### COLLECTED MATERIAL ###

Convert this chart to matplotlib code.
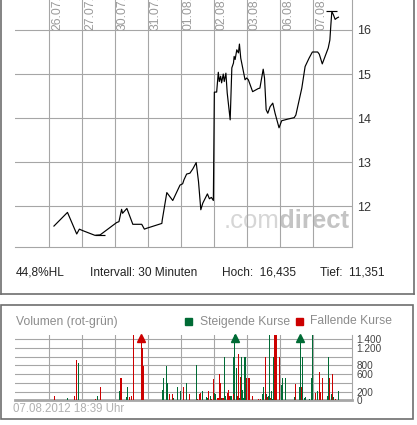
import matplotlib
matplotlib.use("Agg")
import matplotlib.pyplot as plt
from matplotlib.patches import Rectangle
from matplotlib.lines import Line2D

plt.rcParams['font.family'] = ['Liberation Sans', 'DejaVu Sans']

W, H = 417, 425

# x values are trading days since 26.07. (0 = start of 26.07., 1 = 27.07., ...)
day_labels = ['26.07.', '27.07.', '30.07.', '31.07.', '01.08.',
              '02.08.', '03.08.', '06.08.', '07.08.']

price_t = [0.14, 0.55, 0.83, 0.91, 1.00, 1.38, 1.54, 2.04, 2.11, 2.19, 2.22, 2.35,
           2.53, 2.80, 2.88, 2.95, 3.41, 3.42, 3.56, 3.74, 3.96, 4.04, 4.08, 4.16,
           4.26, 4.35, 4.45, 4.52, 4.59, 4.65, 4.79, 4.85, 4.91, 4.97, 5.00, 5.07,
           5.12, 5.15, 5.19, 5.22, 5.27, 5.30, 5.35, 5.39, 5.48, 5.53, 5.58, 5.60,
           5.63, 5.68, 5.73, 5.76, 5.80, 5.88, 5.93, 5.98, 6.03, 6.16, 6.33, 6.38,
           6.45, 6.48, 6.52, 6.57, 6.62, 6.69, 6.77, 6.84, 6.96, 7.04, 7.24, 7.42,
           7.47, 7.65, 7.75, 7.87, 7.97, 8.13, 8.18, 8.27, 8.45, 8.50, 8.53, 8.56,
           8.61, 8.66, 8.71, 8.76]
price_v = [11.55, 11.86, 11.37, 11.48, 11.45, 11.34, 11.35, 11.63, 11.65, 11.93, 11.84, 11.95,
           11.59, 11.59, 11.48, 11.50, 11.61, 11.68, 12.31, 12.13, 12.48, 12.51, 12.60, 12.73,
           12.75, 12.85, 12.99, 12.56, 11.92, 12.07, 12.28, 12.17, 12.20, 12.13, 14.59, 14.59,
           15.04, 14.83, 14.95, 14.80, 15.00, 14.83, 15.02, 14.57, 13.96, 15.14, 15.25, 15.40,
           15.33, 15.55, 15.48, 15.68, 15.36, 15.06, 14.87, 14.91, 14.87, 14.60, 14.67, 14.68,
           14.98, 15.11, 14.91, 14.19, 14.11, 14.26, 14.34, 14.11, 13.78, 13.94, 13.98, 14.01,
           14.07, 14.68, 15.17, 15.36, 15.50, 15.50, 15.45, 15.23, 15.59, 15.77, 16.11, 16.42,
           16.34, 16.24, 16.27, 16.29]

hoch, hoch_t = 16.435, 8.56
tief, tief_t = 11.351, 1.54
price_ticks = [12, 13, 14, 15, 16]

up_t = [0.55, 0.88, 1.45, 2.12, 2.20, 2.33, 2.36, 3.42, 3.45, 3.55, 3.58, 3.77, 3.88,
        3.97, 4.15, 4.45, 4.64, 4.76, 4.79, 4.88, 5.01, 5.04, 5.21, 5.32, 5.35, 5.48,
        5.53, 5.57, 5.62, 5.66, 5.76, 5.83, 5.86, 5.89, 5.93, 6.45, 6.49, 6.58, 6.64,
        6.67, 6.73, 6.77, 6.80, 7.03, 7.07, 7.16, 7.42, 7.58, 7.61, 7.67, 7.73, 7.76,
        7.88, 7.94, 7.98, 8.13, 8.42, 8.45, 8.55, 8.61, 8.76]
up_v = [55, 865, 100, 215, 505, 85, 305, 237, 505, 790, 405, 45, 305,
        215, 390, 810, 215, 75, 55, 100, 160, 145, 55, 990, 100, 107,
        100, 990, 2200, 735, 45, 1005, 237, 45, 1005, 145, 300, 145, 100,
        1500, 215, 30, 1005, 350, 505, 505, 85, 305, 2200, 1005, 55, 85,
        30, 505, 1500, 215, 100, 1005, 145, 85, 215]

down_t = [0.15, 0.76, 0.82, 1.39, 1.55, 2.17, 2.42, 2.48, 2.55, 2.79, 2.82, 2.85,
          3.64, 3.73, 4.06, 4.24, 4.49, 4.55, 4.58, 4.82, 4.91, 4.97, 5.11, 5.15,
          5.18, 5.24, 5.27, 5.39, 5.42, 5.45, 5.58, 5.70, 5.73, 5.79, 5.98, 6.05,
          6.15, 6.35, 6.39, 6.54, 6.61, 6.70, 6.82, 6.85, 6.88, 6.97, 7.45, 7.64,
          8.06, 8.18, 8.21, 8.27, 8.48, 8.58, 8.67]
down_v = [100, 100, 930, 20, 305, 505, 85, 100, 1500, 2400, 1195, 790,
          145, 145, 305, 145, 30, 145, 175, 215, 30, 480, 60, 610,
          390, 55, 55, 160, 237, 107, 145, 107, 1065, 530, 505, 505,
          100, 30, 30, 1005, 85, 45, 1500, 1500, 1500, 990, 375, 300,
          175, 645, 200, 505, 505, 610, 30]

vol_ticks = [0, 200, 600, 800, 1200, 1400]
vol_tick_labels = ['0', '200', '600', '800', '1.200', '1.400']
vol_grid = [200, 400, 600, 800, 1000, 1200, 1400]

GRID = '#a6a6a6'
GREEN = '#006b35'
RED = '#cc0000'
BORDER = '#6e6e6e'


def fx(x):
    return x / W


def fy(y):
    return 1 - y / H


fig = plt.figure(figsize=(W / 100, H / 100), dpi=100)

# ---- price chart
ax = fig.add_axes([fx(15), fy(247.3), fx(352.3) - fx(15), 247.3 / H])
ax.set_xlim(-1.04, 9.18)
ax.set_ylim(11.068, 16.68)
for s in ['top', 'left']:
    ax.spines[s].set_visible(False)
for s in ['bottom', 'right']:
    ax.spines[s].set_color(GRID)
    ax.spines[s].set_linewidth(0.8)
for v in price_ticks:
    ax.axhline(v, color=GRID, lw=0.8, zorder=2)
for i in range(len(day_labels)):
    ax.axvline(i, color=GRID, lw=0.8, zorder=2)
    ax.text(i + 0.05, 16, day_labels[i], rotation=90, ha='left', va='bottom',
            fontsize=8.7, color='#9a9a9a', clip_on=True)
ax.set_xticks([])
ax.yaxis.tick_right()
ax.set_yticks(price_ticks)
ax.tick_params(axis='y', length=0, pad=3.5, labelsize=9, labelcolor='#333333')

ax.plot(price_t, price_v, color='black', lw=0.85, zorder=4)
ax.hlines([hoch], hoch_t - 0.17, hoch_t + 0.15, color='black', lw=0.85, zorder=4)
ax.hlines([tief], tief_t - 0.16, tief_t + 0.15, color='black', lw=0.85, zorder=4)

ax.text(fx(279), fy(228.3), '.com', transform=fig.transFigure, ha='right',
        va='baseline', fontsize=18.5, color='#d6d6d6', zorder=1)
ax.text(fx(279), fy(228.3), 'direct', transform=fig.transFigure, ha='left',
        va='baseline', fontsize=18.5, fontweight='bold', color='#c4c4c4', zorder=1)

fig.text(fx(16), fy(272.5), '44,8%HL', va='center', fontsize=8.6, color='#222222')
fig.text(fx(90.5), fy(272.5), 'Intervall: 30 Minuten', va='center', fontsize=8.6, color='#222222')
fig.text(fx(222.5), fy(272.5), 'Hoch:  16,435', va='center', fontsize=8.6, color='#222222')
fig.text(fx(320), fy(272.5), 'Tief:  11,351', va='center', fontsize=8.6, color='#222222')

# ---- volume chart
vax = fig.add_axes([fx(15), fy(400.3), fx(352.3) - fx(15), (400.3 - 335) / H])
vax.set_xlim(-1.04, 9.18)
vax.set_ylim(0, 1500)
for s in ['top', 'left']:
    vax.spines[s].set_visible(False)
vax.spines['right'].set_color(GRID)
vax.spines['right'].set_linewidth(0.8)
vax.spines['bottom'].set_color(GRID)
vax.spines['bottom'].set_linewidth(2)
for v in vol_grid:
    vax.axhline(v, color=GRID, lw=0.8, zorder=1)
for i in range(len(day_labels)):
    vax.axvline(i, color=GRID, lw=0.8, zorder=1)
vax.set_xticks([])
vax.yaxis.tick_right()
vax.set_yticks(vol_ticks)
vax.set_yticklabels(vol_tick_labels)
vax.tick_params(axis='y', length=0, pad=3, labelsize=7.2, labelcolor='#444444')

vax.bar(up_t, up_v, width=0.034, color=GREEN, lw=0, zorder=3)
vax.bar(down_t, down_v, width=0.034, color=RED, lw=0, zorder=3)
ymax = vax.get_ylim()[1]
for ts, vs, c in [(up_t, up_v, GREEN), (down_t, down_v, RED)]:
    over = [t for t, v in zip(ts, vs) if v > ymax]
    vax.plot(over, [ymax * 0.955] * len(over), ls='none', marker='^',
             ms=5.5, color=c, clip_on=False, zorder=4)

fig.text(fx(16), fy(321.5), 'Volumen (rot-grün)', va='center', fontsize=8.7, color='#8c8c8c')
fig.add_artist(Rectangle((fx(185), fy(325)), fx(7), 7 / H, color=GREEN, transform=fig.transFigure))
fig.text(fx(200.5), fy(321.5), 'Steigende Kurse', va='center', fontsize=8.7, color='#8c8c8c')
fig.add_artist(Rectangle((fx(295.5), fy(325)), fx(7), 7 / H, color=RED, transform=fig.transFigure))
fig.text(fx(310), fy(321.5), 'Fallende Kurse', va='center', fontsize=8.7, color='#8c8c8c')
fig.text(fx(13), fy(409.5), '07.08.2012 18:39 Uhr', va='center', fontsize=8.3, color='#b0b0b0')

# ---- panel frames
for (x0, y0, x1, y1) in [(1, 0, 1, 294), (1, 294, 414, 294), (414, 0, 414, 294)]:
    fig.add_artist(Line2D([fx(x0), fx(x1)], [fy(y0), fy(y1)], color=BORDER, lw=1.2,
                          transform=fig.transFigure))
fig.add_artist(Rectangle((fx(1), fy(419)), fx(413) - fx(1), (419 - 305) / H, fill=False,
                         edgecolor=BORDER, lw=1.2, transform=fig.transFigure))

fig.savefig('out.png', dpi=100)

###

=== WRITTEN REQUEST ===
From the first line above to the line containing "plt.rcParams['font.family'] = ['Liberation", repeat each line exactly. Pictures stay out.

=== SOLUTION TO THIS EXERCISE ===
Convert this chart to matplotlib code.
import matplotlib
matplotlib.use("Agg")
import matplotlib.pyplot as plt
from matplotlib.patches import Rectangle
from matplotlib.lines import Line2D

plt.rcParams['font.family'] = ['Liberation Sans', 'DejaVu Sans']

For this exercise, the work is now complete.